06/24/2013

  • JOKES

    Marine Biologist

    A marine biologist developed a race of genetically engineered dolphins that could live forever if they were fed a steady diet of seagulls.

    One day, his supply of the birds ran out so he had to go out and trap some more. On the way back, he spied two lions asleep on the road. Afraid to wake them, he gingerly stepped over them.

    Immediately, he was arrested and charged with transporting gulls across sedate lions for immortal porpoises.

    Best Round of Golf

    A man was at the country club for his weekly round of golf. He began his round with an eagle on the first hole and a birdie on the second. On the third hole he had just scored his first ever hole-in-one when his cell phone rang.

    It was a doctor notifying him that his wife had just been in a terrible accident and was in critical condition and in the ICU.

    The man told the doctor to inform his wife where he was and that the he’d be there as soon as possible. As he hung up he realized he was leaving what was shaping up to be his best ever round of golf. He decided to get in a couple of more holes before heading to the hospital.

    He ended up playing all eighteen, finishing his round shooting a personal best 61, shattering the club record by five strokes and beating his previous best game by more than 10. He was jubilant…. Then he remembered his wife.

    Feeling guilty he dashed to the hospital. He saw the doctor in the corridor and asked about his wife’s condition.

    The doctor glared at him and shouted, “You went ahead and finished your round of golf didn’t you!”

    “I hope you’re proud of yourself! While you were out for the past four hours enjoying yourself at the country club your wife has been languishing in the ICU! It’s just as well you went ahead and finished that round because it will be more than likely your last! For the rest of her life she will require round the clock care, and you will be her care giver!”

    The man was feeling so guilty he broke down and sobbed.

    The doctor snickered and said, “I’m just messing with you. She’s dead. What’d you shoot?”

    Signs You Are Getting Old

    Your houseplants are alive, and you can’t smoke any of them.

    Making whoopee in a twin bed is out of the question.

    You keep more food than beer in the fridge.

    6:00 a.m . is when you get up, not when you go to bed.

    You hear your favorite song in an elevator.

    You watch the Weather Channel.

    Your friends marry and divorce instead of “hook up” and “break up.”

    You go from 130 days of vacation time to 14.

    Jeans and a sweater no longer qualify as “dressed up.”

    You’re the one calling the police because those %&@# kids next door won’t turn down the stereo.

    Older relatives feel comfortable telling whoopee jokes around you.
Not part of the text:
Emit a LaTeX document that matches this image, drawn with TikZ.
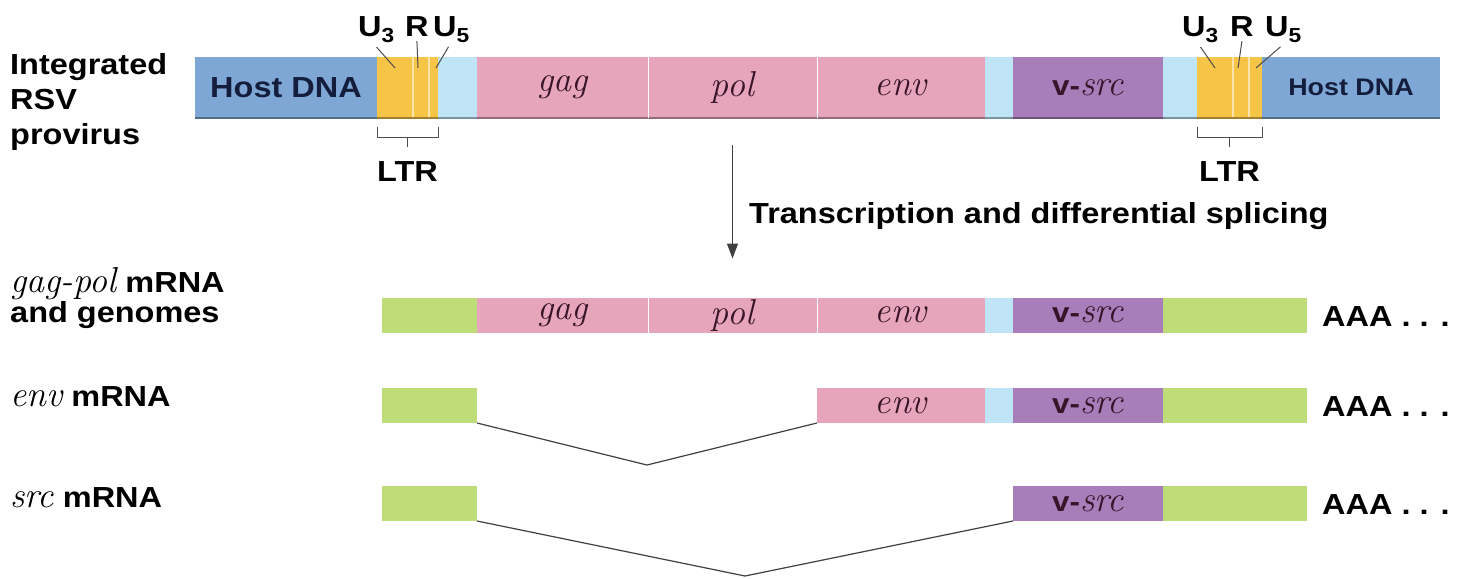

    You don’t know what time Taco Bell closes anymore.

    Your car insurance goes down and your car payments go up.

    You Are Getting Old: The Signs

    You feed your dog Science Diet instead of McDonald’s leftovers.

    Sleeping on the couch makes your back hurt.

    You take naps.

    Dinner and a movie is the whole date instead of the beginning of one.

    Eating a basket of chicken wings at 3 AM would severely upset, rather than settle, your stomach.

    You go to the drug store for ibuprofen and antacid, not condoms and pregnancy tests.

    A $4.00 bottle of wine is no longer “pretty good stuff.”

    You actually eat breakfast food at breakfast time.

    “I just can’t drink the way I used to” replaces “I’m never going to drink that much again.”

    90% of the time you spend in front of a computer is for real work.

    You drink at home to save money before going to a bar.

    When you find out your friend is pregnant you congratulate them instead of asking “Oh no what the heck!”